名優・仲代達矢が期待して止まない徳永えりの可能性
2010年5月21日 17:23
[映画.com ニュース] 「愛の予感」「バッシング」などで知られる小林政広監督が、自らの居候先を求め親類縁者たちを訪ね歩く元漁師の老人・忠男とその孫娘・春の姿を描いたロードムービー「春との旅」が、5月22日に公開される。同作に主演した仲代達矢と徳永えりに話を聞いた。
2002年の「白い犬とワルツを」以来、実に8年ぶりの映画主演となる仲代。約60年にわたる長い俳優生活のなかで、150本もの映画に出演してきた名優が「いままで読んだなかで5本の指に入る」という脚本に惚れ込んでの出演となった。
「もう歳だから、気負いなんてないけど、久しぶりにいい映画の仕事をしたと思っています。
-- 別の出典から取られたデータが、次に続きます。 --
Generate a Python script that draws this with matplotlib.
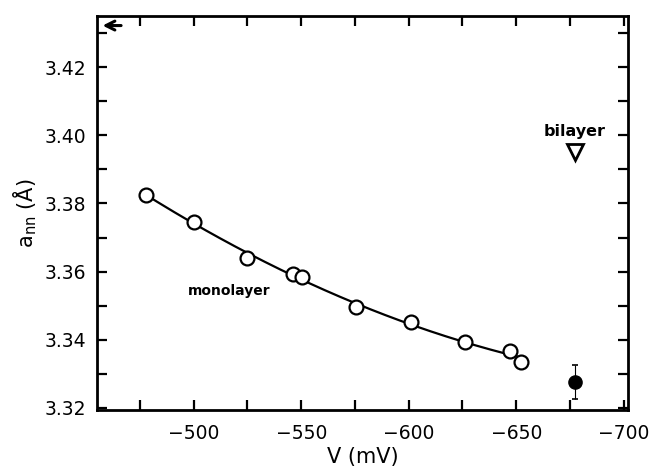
import numpy as np
import matplotlib
matplotlib.use("Agg")
import matplotlib.pyplot as plt
from matplotlib.ticker import MultipleLocator

# monolayer points (V in mV, a_nn in Angstrom)
mono_v = [-478, -500, -525, -546, -550.5, -575.5, -601, -626, -647, -652]
mono_a = [3.3826, 3.3745, 3.3641, 3.3593, 3.3583, 3.3496, 3.3453, 3.3394, 3.3367, 3.3336]

# bilayer point
bi_v = [-677.5]
bi_a = [3.395]

# filled point with error bar
fill_v = [-677.5]
fill_a = [3.3277]
fill_err = [0.005]

plt.rcParams['font.family'] = ['DejaVu Sans']

fig = plt.figure(figsize=(6.58, 4.71), dpi=100)
ax = fig.add_axes([0.1474, 0.1295, 0.807, 0.8365])

# smooth fitted curve through the monolayer points
coef = np.polyfit(mono_v, mono_a, 2)
vv = np.linspace(min(mono_v), max(mono_v), 200)
ax.plot(vv, np.polyval(coef, vv), color="black", lw=1.6, zorder=2)

ax.plot(mono_v, mono_a, "o", ms=10, mfc="white", mec="black", mew=1.6, zorder=3)
ax.plot(bi_v, bi_a, "v", ms=11, mfc="white", mec="black", mew=2, zorder=3)
ax.errorbar(fill_v, fill_a, yerr=fill_err, fmt="o", ms=9.5, color="black",
            ecolor="black", elinewidth=0.8, capsize=2.5, capthick=1.2, zorder=3)

ax.text(-677, 3.4012, "bilayer", ha="center", va="center", fontsize=11.5,
        fontweight="bold")
ax.text(-516.5, 3.3542, "monolayer", ha="center", va="center", fontsize=10,
        fontweight="bold")

ax.annotate("", xy=(-456.3, 3.4322), xytext=(-467.5, 3.4322),
            arrowprops=dict(arrowstyle="->", lw=2.2, color="black",
                            mutation_scale=16))

ax.set_xlim(-455, -702)
ax.set_ylim(3.3194, 3.435)

ax.xaxis.set_major_locator(MultipleLocator(50))
ax.xaxis.set_minor_locator(MultipleLocator(25))
ax.yaxis.set_major_locator(MultipleLocator(0.02))
ax.yaxis.set_minor_locator(MultipleLocator(0.01))
ax.yaxis.set_major_formatter(plt.FormatStrFormatter("%.2f"))

ax.tick_params(axis="both", which="both", direction="in", top=True, right=True,
               length=7.5, width=1.6, labelsize=13.5, pad=8)
ax.tick_params(axis="x", pad=10)
for s in ax.spines.values():
    s.set_linewidth(2)

ax.set_xlabel("V (mV)", fontsize=15, labelpad=3)
ax.set_ylabel(r"a$_{\rm nn}$ (Å)", fontsize=15, labelpad=4)

fig.savefig("out.png", dpi=100)
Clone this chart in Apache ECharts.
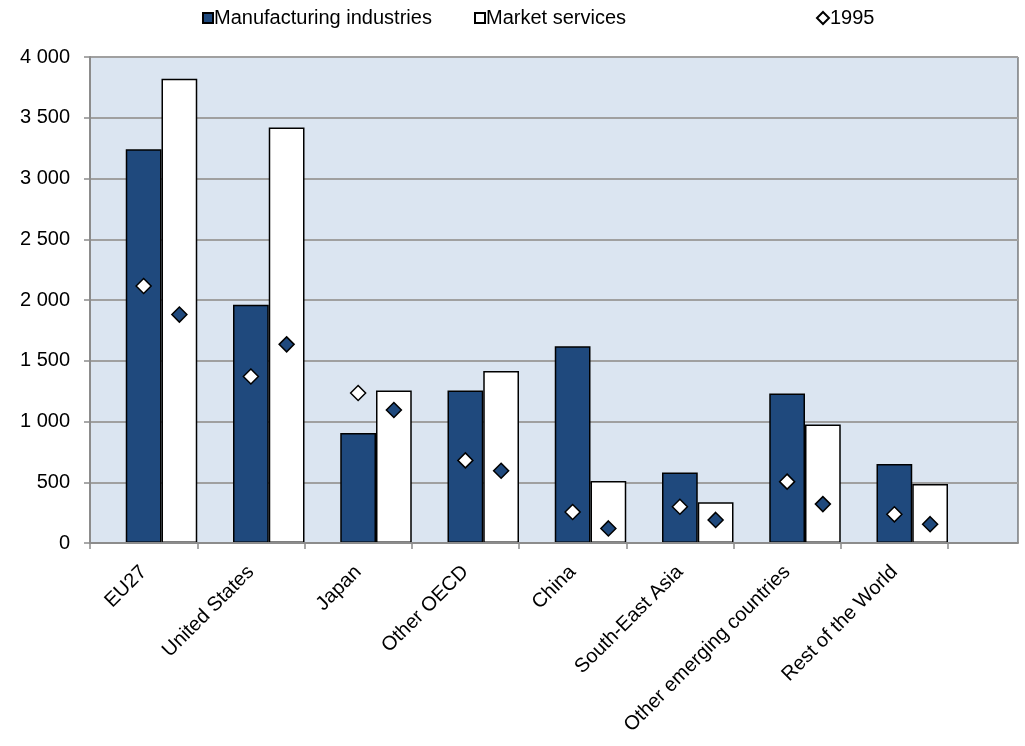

小林監督が書いたセリフには嘘がないし、説明的セリフがないのもいいですね。すべて構成で伝えようとしている。また、老いの問題を描いていることも大きかった。かつて黒澤明先生は『舞台は扮装したり、メイクで変えられるけど、映画は年なりの役をやったほうがいい』とおっしゃっていながら、『乱』では50歳の僕に80歳の役をやらせていましたが(笑)、今回の『春との旅』はまさに等身大の役として楽しんで演じることができました」
一方、日本映画界を代表する名優・仲代の相手役を務めることになった徳永は、仲代との共演を前に、代表作「影武者」(80)は見たが、その他の出演作はひるんでしまい見ることができなかったという。
「(劇中の)この人と対峙(たいじ)してお芝居をするんだって思ったら、ちょっと恐くて。でも自分でいろいろ考えて、その人の内面を勝手に想像してしまうのは良くないと思い、撮影のときは目の前にいる仲代さん扮する忠男を見つめることに集中しました。そうじゃないと、仲代さんに対しても、小林監督に対しても失礼だと思ったんです」
そんな2人が共演した同作だが、小林監督は撮影時、2人に極力コミュニケーションをとらせなかったという。仲代は小林監督のその態度を見て、すぐに「これは昔ながらの演出法だ」と気づいたそうだ。
「顔合わせのあと、徳永さんと僕の2人で『明日から頑張ろうね』と一緒に寿司を食べたのです。それを聞いた小林監督に『仲代さんとあまり口を利くな。食事など一緒にするな。お前はひとりで部屋に……』と徳永さんが怒られましてね。僕はすぐに昔の監督さんの俳優の使い方だって分かりました。かつて黒澤さんの映画に出たときは『三船(敏郎)くんとあまり仲良くするな』と言われていて、そんなときは大体三船さんと対決する映画でした(笑)。だから、和気あいあいと仕事したからいい映画になるというわけではないんです。小林監督という人は、昔の監督の雰囲気や体質を持っている人で、基本的にリアリズム重視ですよね」
小林監督のリアリズム演出を頭では理解していたが、監督の指示でフェリーの甲板の上に一晩中立たされるなど、辛い経験も少なくなかったと語る徳永。撮影中は「自分自身を客観的に見ることができないほど、かなり追いつめられていたので、ずっと仲代さんの背中だけを見て撮影についていきました」と振り返る。
それを受けて、仲代は「僕も小林正樹監督の『人間の條件』の軍隊のシーンでは、本気で殴られたりしましたからね(笑)。でもこれだけ長い間やってきて思うのは、俳優はキャリアがあるからいいとは限らないということ。経験があると引き出しはいっぱいあるんでしょうけど、逆にその引き出しが邪魔になることもある。これは私の持論ですけど、いくら良い魚だって鮮度が悪ければおいしくないわけで、僕も鮮度という意味においては、徳永さんにかなわないんです。だから、彼女みたいな次の次の世代の人にはもっと『新人の権利』を行使してもらって、頑張ってもらわないとね」と自らの孫よりも若い演技派女優にエールを送っていた。